Thursday, 29 August 2013

Muslims decry NYPD spying tactics

Community  leaders denounce mosque surveillance program newly uncovered by APCommunity leaders denounce mosque surveillance program newly uncovered by AP

Muslim civic groups condemned the New York Police Department’s (NYPD) surveillance program of city mosques and Muslim community organizations, Wednesday, and called for a federal investigation into the force’s policies after a report by The Associated Press revealed that it had secretly designated mosques as terrorist organizations.
At a press conference held outside police headquarters, representatives from the groups compared the NYPD’s targeting of Muslims to the city’s controversial stop-and-frisk policy, a police tactic that a federal judge and the city council struck down earlier this month for unfairly targeting black and Hispanic men.
Dr. Ahmad Jaber, president of the Arab American Association of New York, announced that he would be resigning his role as an advisor to the NYPD’s Muslim Advisory Council.
"When I hear about these things I feel betrayed, I feel stabbed in the back," Jaber told Al Jazeera, adding that he didn’t understand why immigrants who want to learn English or become citizens were considered legitimate targets for investigation by the NYPD.
"I would say I’m more disappointed than angry, but I’m not surprised," said Mariam Luqman, 23, from nearby Yonkers and a student in the city.
"There’ve been so much programs and talking but there’s been really no action on the NYPD part besides the spying," she added. "So I think that they really need to relook at what the purpose of this really is and be honest about it, because if it was really to protect the community then why would it they attack people in the community they’re trying to protect."
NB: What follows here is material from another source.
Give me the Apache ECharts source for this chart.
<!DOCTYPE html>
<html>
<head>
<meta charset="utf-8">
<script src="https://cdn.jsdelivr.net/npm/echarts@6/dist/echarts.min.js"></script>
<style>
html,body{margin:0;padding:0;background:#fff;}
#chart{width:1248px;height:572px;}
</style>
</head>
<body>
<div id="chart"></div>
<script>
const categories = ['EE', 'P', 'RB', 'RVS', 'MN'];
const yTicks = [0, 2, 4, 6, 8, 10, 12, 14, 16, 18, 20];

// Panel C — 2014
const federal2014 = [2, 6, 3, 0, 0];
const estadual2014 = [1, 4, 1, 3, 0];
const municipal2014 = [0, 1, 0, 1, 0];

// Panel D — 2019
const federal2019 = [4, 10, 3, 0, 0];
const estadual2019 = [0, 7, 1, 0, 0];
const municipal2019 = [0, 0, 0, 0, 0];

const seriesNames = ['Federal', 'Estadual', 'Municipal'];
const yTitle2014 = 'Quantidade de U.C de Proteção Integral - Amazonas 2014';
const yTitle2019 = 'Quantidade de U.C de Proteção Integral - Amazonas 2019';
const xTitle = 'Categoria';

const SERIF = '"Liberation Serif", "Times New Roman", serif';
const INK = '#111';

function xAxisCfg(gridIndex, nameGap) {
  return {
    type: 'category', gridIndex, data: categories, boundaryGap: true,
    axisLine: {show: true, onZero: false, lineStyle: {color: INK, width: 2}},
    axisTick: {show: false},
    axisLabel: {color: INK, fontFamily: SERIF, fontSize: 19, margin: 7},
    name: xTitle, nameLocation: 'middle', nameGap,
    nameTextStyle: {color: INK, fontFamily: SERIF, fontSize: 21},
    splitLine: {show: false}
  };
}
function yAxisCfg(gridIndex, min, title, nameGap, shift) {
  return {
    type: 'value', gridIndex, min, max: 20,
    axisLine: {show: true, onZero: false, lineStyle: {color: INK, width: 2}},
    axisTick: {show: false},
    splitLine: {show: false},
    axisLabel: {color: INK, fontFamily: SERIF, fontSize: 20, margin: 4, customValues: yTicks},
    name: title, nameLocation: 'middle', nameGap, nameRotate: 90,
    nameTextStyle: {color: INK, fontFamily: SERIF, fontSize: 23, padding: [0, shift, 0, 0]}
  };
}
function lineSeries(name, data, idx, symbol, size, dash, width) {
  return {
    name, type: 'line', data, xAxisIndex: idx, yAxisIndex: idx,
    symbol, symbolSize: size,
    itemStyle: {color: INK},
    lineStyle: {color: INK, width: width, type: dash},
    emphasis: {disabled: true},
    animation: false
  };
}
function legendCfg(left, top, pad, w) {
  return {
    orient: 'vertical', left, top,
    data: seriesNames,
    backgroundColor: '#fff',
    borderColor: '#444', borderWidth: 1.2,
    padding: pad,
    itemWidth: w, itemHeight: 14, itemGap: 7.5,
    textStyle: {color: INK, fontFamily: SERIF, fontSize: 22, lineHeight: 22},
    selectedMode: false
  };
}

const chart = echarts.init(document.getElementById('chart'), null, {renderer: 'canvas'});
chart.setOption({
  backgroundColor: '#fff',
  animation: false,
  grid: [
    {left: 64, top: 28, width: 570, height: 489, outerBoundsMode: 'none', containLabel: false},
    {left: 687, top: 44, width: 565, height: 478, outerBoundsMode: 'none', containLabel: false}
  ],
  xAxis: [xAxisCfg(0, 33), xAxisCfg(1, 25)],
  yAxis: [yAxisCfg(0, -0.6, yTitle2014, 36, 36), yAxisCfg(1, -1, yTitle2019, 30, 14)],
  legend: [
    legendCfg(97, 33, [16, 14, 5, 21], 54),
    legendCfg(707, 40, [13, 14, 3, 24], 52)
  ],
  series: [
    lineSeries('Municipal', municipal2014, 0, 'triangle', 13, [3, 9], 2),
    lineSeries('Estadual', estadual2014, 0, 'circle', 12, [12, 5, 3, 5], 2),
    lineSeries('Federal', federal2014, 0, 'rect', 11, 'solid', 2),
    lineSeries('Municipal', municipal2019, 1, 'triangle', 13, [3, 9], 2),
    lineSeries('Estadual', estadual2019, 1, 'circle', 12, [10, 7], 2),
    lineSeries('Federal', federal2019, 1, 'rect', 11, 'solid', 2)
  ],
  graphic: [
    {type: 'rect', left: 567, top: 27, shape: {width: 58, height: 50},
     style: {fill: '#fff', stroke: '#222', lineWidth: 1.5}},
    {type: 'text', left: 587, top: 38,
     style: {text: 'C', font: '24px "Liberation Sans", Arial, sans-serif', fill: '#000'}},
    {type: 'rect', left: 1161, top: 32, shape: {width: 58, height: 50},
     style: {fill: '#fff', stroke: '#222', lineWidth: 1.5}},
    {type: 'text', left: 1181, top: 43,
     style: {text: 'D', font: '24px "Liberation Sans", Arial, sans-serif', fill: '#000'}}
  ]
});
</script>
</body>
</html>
The NYPD’s classification of mosques as terrorist organizations allows it to employ informants, secretly record sermons and spy on religious leaders without clear evidence of criminal behavior, said the AP report.
Mohammed Shah Jahan, a community organizer and senior systems analyst at the New York Stock Exchange, said: "We are fighting right now [to learn] English, for jobs but they are spying on us. Of course we feel bad."
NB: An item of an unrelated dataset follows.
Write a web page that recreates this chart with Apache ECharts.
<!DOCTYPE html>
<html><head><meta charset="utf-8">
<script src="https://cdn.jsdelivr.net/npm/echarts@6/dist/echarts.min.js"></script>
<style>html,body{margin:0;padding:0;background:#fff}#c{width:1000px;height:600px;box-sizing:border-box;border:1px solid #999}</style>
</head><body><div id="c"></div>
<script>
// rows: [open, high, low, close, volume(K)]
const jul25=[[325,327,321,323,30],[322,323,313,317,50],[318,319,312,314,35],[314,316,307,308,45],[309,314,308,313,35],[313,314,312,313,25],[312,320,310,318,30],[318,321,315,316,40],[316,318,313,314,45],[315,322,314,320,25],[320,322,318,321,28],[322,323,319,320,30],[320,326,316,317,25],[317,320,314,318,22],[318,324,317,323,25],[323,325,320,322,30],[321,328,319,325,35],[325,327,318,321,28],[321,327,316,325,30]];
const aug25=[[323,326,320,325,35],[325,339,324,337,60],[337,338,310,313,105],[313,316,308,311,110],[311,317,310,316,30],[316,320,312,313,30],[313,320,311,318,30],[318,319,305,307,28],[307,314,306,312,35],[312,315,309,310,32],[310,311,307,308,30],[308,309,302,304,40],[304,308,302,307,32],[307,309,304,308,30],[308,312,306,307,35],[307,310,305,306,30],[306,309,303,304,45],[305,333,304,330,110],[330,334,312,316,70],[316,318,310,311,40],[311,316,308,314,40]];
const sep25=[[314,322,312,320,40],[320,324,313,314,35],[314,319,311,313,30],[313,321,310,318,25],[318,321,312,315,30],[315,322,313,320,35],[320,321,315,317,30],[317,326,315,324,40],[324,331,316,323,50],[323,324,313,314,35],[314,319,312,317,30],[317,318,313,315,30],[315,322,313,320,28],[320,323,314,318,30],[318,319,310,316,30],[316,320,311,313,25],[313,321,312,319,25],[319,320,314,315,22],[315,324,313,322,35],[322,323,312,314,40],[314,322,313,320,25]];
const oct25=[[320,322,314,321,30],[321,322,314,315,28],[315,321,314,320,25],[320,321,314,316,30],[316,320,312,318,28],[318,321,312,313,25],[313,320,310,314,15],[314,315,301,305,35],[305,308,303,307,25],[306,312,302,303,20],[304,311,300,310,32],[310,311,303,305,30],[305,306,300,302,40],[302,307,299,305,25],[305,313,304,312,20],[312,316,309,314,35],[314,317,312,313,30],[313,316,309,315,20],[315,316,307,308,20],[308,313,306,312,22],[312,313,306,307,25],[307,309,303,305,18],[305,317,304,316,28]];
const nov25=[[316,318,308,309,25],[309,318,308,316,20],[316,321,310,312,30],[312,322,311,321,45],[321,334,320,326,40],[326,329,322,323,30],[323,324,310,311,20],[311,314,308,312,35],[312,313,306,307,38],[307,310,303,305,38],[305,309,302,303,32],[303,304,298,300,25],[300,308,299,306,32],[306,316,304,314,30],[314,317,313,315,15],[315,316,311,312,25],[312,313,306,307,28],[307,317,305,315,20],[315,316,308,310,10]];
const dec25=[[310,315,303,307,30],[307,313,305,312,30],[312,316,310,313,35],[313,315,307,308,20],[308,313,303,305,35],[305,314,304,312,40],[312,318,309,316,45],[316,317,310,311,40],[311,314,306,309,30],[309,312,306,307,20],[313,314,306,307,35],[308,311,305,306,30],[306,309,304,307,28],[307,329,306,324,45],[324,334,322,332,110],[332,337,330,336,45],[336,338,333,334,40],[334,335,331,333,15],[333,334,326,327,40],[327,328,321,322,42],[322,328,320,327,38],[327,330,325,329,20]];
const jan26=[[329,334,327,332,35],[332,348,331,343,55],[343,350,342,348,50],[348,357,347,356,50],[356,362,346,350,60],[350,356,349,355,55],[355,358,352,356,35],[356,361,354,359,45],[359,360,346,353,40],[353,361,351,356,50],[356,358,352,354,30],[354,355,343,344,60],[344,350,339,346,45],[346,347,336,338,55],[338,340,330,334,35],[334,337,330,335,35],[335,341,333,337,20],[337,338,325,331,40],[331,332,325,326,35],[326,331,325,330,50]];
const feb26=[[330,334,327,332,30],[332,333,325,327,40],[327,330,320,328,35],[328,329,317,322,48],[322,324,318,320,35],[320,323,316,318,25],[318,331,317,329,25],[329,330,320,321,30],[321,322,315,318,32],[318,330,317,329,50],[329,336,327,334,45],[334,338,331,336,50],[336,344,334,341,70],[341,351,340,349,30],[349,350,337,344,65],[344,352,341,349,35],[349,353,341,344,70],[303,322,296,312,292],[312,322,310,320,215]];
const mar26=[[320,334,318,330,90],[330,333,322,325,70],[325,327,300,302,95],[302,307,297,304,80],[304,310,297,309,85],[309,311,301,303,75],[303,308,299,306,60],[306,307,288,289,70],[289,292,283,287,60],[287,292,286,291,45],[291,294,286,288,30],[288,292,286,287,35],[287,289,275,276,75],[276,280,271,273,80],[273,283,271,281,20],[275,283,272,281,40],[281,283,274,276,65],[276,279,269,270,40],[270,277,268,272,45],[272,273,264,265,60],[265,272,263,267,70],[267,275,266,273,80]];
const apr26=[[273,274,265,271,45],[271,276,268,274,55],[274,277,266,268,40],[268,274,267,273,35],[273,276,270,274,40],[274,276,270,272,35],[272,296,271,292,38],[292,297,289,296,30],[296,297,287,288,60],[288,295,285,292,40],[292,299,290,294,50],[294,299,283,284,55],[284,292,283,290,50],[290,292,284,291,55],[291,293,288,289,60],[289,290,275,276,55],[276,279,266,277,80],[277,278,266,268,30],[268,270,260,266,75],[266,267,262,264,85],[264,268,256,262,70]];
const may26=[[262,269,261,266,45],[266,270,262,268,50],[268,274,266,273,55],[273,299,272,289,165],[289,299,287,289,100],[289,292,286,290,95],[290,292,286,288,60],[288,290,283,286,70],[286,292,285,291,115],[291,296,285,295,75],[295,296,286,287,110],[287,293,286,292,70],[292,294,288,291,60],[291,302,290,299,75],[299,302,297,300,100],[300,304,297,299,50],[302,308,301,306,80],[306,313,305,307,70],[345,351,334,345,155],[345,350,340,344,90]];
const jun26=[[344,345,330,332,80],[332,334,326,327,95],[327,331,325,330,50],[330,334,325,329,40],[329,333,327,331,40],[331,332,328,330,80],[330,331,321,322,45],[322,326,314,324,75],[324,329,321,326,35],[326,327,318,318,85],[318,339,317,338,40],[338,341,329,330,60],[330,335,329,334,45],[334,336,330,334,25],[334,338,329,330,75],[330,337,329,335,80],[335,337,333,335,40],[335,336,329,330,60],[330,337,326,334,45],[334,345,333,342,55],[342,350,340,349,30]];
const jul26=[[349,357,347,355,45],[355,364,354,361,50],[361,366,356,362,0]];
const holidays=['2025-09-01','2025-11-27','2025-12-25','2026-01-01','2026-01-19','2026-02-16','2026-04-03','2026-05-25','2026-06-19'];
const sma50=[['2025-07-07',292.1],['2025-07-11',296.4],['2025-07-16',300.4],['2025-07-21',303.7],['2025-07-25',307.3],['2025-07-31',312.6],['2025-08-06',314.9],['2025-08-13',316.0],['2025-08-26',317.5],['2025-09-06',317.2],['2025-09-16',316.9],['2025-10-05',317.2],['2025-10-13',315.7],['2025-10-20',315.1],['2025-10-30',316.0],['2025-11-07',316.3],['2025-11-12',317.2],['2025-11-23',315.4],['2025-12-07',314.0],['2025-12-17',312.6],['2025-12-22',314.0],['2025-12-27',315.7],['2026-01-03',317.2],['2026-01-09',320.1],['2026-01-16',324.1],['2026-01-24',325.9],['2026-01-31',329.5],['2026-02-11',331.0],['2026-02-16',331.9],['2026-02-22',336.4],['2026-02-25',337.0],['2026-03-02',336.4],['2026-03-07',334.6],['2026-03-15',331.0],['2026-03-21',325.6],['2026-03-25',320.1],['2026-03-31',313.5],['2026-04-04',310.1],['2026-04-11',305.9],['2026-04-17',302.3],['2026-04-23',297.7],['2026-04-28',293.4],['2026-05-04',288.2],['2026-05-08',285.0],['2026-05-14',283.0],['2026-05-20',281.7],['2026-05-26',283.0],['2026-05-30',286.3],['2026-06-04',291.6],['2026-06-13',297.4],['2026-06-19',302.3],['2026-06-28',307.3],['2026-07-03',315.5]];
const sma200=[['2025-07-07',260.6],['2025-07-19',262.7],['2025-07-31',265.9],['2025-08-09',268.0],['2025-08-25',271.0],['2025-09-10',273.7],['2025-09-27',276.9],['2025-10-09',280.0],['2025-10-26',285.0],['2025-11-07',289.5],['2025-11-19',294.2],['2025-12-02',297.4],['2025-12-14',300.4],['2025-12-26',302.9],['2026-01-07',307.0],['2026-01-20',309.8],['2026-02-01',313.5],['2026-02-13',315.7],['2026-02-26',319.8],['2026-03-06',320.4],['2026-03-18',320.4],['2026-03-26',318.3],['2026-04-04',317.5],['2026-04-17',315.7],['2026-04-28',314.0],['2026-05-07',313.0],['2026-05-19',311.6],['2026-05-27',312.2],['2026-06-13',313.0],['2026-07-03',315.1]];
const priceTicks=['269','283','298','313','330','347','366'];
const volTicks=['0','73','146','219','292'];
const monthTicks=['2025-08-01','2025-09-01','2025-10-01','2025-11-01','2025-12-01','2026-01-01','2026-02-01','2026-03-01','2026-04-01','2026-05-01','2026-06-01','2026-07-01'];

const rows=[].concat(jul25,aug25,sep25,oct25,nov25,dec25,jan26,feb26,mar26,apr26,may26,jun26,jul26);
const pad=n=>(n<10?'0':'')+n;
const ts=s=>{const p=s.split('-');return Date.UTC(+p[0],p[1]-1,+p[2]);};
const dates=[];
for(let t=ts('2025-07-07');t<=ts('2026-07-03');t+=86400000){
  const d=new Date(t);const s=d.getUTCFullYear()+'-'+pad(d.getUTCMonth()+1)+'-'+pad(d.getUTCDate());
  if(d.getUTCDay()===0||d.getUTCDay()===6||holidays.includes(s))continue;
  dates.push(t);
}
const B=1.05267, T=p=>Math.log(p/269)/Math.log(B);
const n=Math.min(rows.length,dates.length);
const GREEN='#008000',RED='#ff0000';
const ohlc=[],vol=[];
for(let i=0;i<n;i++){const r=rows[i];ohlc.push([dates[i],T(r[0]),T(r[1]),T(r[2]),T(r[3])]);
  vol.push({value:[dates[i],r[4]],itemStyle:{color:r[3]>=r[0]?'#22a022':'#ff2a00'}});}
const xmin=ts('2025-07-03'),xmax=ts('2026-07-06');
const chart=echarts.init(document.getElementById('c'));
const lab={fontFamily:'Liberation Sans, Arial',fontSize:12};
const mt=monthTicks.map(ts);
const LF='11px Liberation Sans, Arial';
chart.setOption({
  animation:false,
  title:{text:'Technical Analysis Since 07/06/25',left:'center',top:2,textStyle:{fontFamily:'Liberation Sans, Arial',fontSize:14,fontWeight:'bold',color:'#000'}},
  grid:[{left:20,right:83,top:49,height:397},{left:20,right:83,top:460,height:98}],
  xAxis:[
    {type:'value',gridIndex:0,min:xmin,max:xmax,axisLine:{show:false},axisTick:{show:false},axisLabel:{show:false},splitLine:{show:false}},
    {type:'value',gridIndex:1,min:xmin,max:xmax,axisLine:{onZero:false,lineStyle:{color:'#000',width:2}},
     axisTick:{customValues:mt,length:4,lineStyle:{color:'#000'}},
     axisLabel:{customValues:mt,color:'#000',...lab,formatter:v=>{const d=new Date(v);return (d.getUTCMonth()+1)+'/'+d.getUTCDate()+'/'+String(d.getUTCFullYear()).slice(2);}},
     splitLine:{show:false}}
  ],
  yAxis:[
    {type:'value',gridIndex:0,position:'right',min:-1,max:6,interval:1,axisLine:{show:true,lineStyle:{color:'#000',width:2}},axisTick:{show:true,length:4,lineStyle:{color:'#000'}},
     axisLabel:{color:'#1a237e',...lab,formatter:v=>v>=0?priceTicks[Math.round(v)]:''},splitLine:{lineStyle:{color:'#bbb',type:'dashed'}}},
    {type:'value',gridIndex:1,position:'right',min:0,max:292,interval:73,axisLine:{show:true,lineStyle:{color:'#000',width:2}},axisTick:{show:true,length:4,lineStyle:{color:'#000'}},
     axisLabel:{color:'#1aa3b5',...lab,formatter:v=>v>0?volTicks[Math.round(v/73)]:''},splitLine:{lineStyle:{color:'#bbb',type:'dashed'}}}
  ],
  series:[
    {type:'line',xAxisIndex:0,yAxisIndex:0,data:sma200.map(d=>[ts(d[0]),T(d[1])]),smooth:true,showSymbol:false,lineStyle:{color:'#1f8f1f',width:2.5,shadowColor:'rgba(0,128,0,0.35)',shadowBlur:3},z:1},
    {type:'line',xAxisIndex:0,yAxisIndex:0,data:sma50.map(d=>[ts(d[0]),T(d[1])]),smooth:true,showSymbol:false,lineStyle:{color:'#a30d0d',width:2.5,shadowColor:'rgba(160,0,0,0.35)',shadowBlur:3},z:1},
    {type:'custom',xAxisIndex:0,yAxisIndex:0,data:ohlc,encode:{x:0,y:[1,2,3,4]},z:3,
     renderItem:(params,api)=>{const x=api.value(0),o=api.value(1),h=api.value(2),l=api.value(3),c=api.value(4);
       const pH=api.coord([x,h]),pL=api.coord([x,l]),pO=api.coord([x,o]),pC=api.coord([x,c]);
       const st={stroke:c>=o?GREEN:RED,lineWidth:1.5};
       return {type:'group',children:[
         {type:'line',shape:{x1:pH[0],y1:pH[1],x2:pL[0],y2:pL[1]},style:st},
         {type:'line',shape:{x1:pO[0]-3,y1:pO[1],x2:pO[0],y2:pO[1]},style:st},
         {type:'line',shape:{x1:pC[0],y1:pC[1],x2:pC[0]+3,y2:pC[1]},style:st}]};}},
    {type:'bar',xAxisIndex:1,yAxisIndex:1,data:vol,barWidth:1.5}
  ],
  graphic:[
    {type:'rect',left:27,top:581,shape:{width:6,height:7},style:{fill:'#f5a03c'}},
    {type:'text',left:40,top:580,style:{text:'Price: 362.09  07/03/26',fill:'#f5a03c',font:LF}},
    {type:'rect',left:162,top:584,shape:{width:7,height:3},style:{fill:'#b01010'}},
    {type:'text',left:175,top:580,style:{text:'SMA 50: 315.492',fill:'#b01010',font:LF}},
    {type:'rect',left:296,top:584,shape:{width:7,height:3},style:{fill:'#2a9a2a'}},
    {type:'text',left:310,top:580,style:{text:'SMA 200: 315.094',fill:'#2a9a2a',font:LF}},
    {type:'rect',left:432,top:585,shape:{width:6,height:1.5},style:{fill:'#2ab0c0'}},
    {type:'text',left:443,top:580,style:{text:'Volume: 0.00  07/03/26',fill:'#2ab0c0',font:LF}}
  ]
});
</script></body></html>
Lawyer and activist Lamis Deek, a board member of the Council on American Islamic Relations, denounced the NYPD’s spying program, comparing it with stop-and-frisk and calling for the federal government to intervene over the matter.
"We demand that the Department of Justice dispatch immediately a monitor to investigate what is happening and we demand full accounting for all of these crimes committed against the vast majority of the people of New York," she said Wednesday’s press conference.
New York Police Commissioner Ray Kelly, who has defended both stop-and-frisk and surveillance programs on Muslims as legal and necessary measures, has been mentioned in news reports as a possible nominee for Secretary of the Department of Homeland Security. Deek said he should be out of the running.
"We also demand that Kelly’s name be removed from consideration," Deek told Al Jazeera.
Kelly responded to AP’s report on MSNBC’s Morning Joe program, Wednesday, describing it as "fiction."
"I haven’t seen the story, but they’re hyping a book that’s coming out next week," Kelly said, referring to a forthcoming book by AP reporters Adam Goldman and Matt Appuzzo, who broke the story on the NYPD’s Muslim-community surveillance programs.
"If it’s a reflection of the article, then the book will be a fair amount of fiction, it will be half-truths, it will be lots of quotes from unnamed sources," he added. "Our sin is to have the temerity and hutzpah to go into the federal government’s territory to go into counterterrorism and trying to protect this city by supplementing what the federal government has done."